其實,從文明初起,經過分散發展,達到統一帝國,"幾乎可以說是規律",不能變成帝國的城邦反倒是個例外(請參看顧准先生的有關論述)。但這個"例外"卻給世界留下了寶貴的遺產,這就是民主與共和。這份遺產至今仍在造福人類,因此就連我們這些東方人,在提起古代希臘時,也不免懷有崇敬的心情,儘管那些城邦不過"蕞爾小國"。
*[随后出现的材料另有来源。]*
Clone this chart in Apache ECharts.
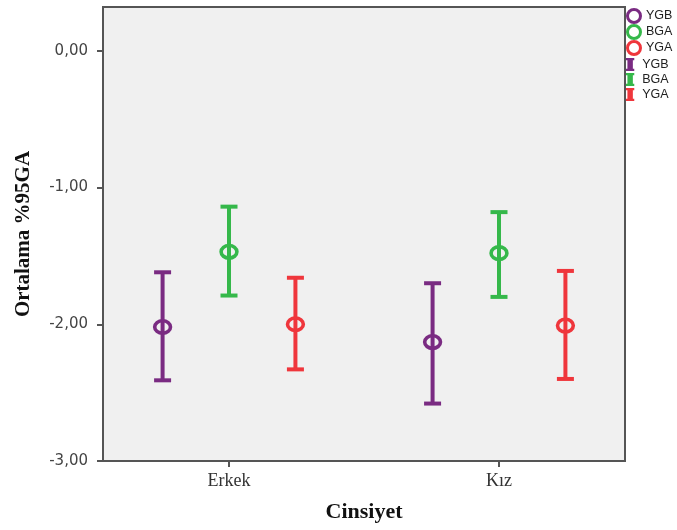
<!DOCTYPE html>
<html>
<head>
<meta charset="utf-8">
<script src="https://cdn.jsdelivr.net/npm/echarts@6/dist/echarts.min.js"></script>
<style>html,body{margin:0;padding:0;background:#fff;}#c{width:677px;height:530px;}</style>
</head>
<body>
<div id="c"></div>
<script>
const categories = ['Erkek', 'Kız'];
const groups = ['YGB', 'BGA', 'YGA'];
const meanYGB = [-2.02, -2.13];
const upperYGB = [-1.62, -1.70];
const lowerYGB = [-2.41, -2.58];
const meanBGA = [-1.47, -1.48];
const upperBGA = [-1.14, -1.18];
const lowerBGA = [-1.79, -1.80];
const meanYGA = [-2.00, -2.01];
const upperYGA = [-1.66, -1.61];
const lowerYGA = [-2.33, -2.40];
const yTicks = [-3, -2, -1, 0];

const colors = ['#7A2B82', '#35B84A', '#EF363C'];
const offsets = [-0.246, 0, 0.246];
const seriesValues = [
  [meanYGB, lowerYGB, upperYGB],
  [meanBGA, lowerBGA, upperBGA],
  [meanYGA, lowerYGA, upperYGA]
];

function makeRender(color) {
  return function (params, api) {
    const x = api.value(0);
    const pm = api.coord([x, api.value(1)]);
    const pl = api.coord([x, api.value(2)]);
    const ph = api.coord([x, api.value(3)]);
    const cw = 8.5;
    const ls = { stroke: color, lineWidth: 4, fill: null };
    return {
      type: 'group',
      children: [
        { type: 'line', shape: { x1: pm[0], y1: ph[1], x2: pm[0], y2: pl[1] }, style: ls },
        { type: 'line', shape: { x1: pm[0] - cw, y1: ph[1], x2: pm[0] + cw, y2: ph[1] }, style: ls },
        { type: 'line', shape: { x1: pm[0] - cw, y1: pl[1], x2: pm[0] + cw, y2: pl[1] }, style: ls },
        { type: 'ellipse', shape: { cx: pm[0], cy: pm[1], rx: 7.9, ry: 6.3 }, style: { fill: 'none', stroke: color, lineWidth: 3.6 } }
      ]
    };
  };
}

const series = groups.map(function (g, i) {
  const v = seriesValues[i];
  return {
    name: g,
    type: 'custom',
    itemStyle: { color: colors[i] },
    renderItem: makeRender(colors[i]),
    encode: { x: 0, y: [1, 2, 3] },
    data: categories.map(function (c, j) { return [j + offsets[i], v[0][j], v[1][j], v[2][j]]; })
  };
});

const barIcon = 'path://M0,0H7V2H5.8V9H7V11H0V9H1.2V2H0Z';

const chart = echarts.init(document.getElementById('c'), null, { renderer: 'canvas' });
chart.setOption({
  animation: false,
  backgroundColor: '#fff',
  grid: {
    left: 103, right: 52, top: 7, bottom: 69,
    show: true, backgroundColor: '#F0F0F0', borderColor: '#555', borderWidth: 2,
    containLabel: false, outerBoundsMode: 'none'
  },
  legend: [
    {
      orient: 'vertical', left: 626, top: 8, padding: 0,
      itemWidth: 14, itemHeight: 13, itemGap: 0, selectedMode: false,
      textStyle: { fontFamily: 'Liberation Sans', fontSize: 12.5, color: '#222' },
      data: groups.map(function (g, i) {
        return { name: g, icon: 'circle', itemStyle: { color: 'transparent', borderColor: colors[i], borderWidth: 3 } };
      })
    },
    {
      orient: 'vertical', left: 626, top: 58, padding: 0,
      itemWidth: 14, itemHeight: 13, itemGap: 2, selectedMode: false,
      textStyle: { fontFamily: 'Liberation Sans', fontSize: 12.5, color: '#222' },
      data: groups.map(function (g, i) {
        return { name: g, icon: barIcon, itemStyle: { color: colors[i], borderWidth: 0 } };
      })
    }
  ],
  xAxis: {
    type: 'value',
    min: -0.4667, max: 1.4667,
    name: 'Cinsiyet', nameLocation: 'middle', nameGap: 40,
    nameTextStyle: { fontFamily: 'Liberation Serif', fontWeight: 'bold', fontSize: 22, color: '#111' },
    splitLine: { show: false },
    axisLine: { show: false, onZero: false },
    axisTick: { show: true, customValues: [0, 1], length: 6, lineStyle: { color: '#555', width: 2 } },
    axisLabel: {
      customValues: [0, 1], margin: 11,
      fontFamily: 'Liberation Serif', fontSize: 18, color: '#333',
      formatter: function (v) { return categories[Math.round(v)]; }
    }
  },
  yAxis: {
    type: 'value',
    min: -3, max: 0.32,
    name: 'Ortalama %95GA', nameLocation: 'middle', nameGap: 69, nameRotate: 90,
    nameTextStyle: { fontFamily: 'Liberation Serif', fontWeight: 'bold', fontSize: 21, color: '#111' },
    splitLine: { show: false },
    axisLine: { show: false, onZero: false },
    axisTick: { show: true, customValues: yTicks, length: 6, lineStyle: { color: '#555', width: 2 } },
    axisLabel: {
      customValues: yTicks, margin: 15,
      fontFamily: 'DejaVu Sans', fontSize: 15, color: '#444',
      formatter: function (v) { return v.toFixed(2).replace('.', ','); }
    }
  },
  series: series
});
</script>
</body>
</html>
歷史是公平的。當世界跨入文明時代門檻的時候,它給了東西方兩個偉大民族以同等的機會,讓它們各自創造了一種國家制度,並分別成為後世的楷模。邦國和城邦,它們一個是帝制的淵藪,一個是共和的源頭,但都在歷史上產生了深遠的影響。由邦國制度發展而來的帝國制度,曾使我們民族龍騰虎躍,在世界上獨步一時;而城邦制度留下的政治遺產,則在千年之後大放光輝,並成為當今世界不可阻擋之cháo流。東西方文化和東西方制度的這種"交相勝",其秘密究竟在哪裡呢?
我們還是先從西周封建說起。
第一章 天下一統 四 封建的秘密
儘管缺乏足夠的證據,但似乎仍可大致推定,邦國制度萌芽於夏,初始於商,成熟於周。事實上後人所謂"封建",指的也是西周時期的那個制度。夏商制度,連孔子都說不甚瞭然,只能以周制為準(鬱郁乎文哉,吾從周)。真正對後世產生了深遠影響的,其實也是周制度和周文化。因此,邦國制度和後來帝國制度的利弊得失,也都是要歸於周人的。
與希臘人一樣,周人原本也是蠻族。而且,也和希臘人一樣,當他們出現在歷史舞台上的時候,就已經站在文明時代的門檻上了。這是一個主要依靠農業生產,經過數十代人的默默耕耘,在糙莽中悄然興起的民族。他們忍辱負重,含辛茹苦,堅忍不拔,篳路藍縷,開創出自己的輝煌事業和獨特文明。這個民族的領導者也都是一些有智慧的人。他們懂得如何調動農民的積極性來提高生產力,懂得如何用懷柔政策來爭取周邊部落和部落國家的民心,懂得如何後發制人地對付強敵,懂得在力量還不足夠強大的時候韜光養晦,終於"三分天下有其二",用"農村包圍城市"的方式奪取了"天下"即"國家聯盟"的領導權。
現在看來,周人對殷人的勝利,是一種文化戰勝了另一種文化,即農耕文化戰勝了工商文化,人文文化戰勝了巫鬼文化。殷人,大約是重商的。而且,按照學術界的一種猜測性意見,正因為他們重商,後世才用其國號---商,來指稱"做生意"這一行業,並把生意人(賈人)稱作"商人"(殷人),或用於區別兩種不同的生意人(行商坐賈)。殷人也是重鬼神的。他們對鬼神之迷信和崇拜,幾乎到了無日無事不占卜的程度。殷人的手工業也很發達。他們不但掌握了,而且很可能還壟斷了青銅的冶煉技術。也許,正是靠著技術的壟斷、鬼神的恐嚇和金錢的收買,再加上刑罰的高壓,殷人建立起並維持著他們的霸權。